Tassili Airlines disparaît, “Domestic Airlines” naît. Même personnel, mêmes avions, même patron. Seule l’étiquette change dans cette opération qui transforme un monopole en… monopole.
Hamza Benhamouda a le sourire aux lèvres ce 3 juillet. Le PDG d’Air Algérie vient d’annoncer le lancement de “Domestic Airlines”, présentée comme une filiale révolutionnaire spécialisée dans les vols intérieurs. Sauf que cette création miraculeuse intervient pile deux semaines après l’absorption définitive de Tassili Airlines, l’ancienne filiale de Sonatrach bouclée le 19 juin. Coïncidence ? Pas vraiment.
Cette opération transforme ce qui était jusqu’alors une banale fusion-acquisition en prétendues innovations du secteur aérien algérien. La nouvelle entité hérite d’une flotte de 28 appareils : les 12 avions de Tassili Airlines auxquels s’ajoutent 16 ATR spécialisés dans les liaisons domestiques. Personnel, droits opérationnels, actifs – tout passe sous le contrôle d’Air Algérie, qui devient l’unique maître du transport aérien intérieur public.
Cette restructuration répond, sur le papier, à une directive présidentielle. Le 12 mars dernier, Abdelmadjid Tebboune avait réclamé la création d’une “vraie” nouvelle compagnie aérienne domestique.

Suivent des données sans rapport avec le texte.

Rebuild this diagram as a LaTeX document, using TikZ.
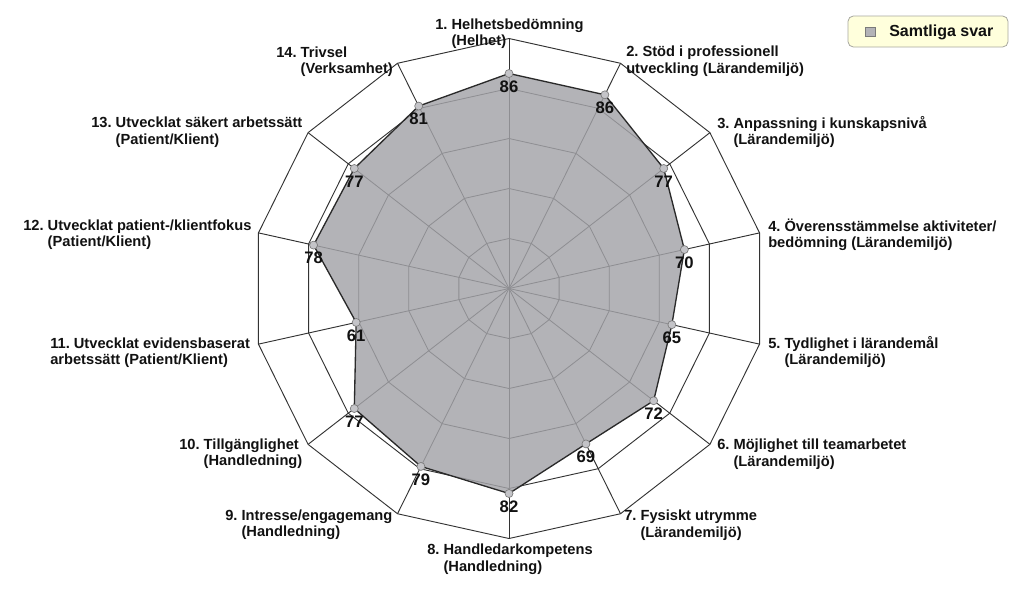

Mission accomplie ? Pas si sûr.
Quand la concurrence s’évapore
L’absorption de Tassili Airlines signe l’arrêt de mort de la seule forme de concurrence publique qui existait encore sur le marché domestique algérien. Certes, Tassili restait une filiale de Sonatrach, mais elle gardait une autonomie opérationnelle notable, notamment sur les liaisons France-Algérie où elle bousculait parfois Air Algérie sur les tarifs et les horaires.
Cette époque est définitivement révolue. La création de Domestic Airlines, vendue comme une innovation, relève en réalité du simple repositionnement marketing. Du neuf avec du vieux, en quelque sorte.
Sans concurrent institutionnel, la compagnie nationale échappe à cette émulation qui, même limitée, l’obligeait à surveiller ses prix et ses services. Résultat prévisible : moins d’incitations à l’innovation, moins de pression sur les coûts, moins d’attention portée aux passagers.
L’art du changement cosmétique
L’opération Domestic Airlines illustre parfaitement une spécialité algérienne : satisfaire les directives politiques par des aménagements de façade plutôt que par de vraies transformations. Tebboune voulait une nouvelle compagnie capable de dynamiser le transport aérien domestique ? Il l’obtient. Que cette « création » soit en réalité une coquille vide, c’est un détail.
Pour les passagers algériens, le changement reste largement cosmétique. Qu’ils montent dans un appareil estampillé Air Algérie ou Domestic Airlines, ils dépendent du même groupe, subissent les mêmes dysfonctionnements, bénéficient des mêmes améliorations.
Cette stratégie du minimum syndical pose question sur la capacité du secteur public algérien à se réformer en profondeur. En transformant une directive de création en opération de communication, Air Algérie a certes évité les risques, mais aussi les opportunités d’une véritable modernisation. Le secteur aérien algérien sort consolidé de cette opération, mais pas nécessairement renforcé.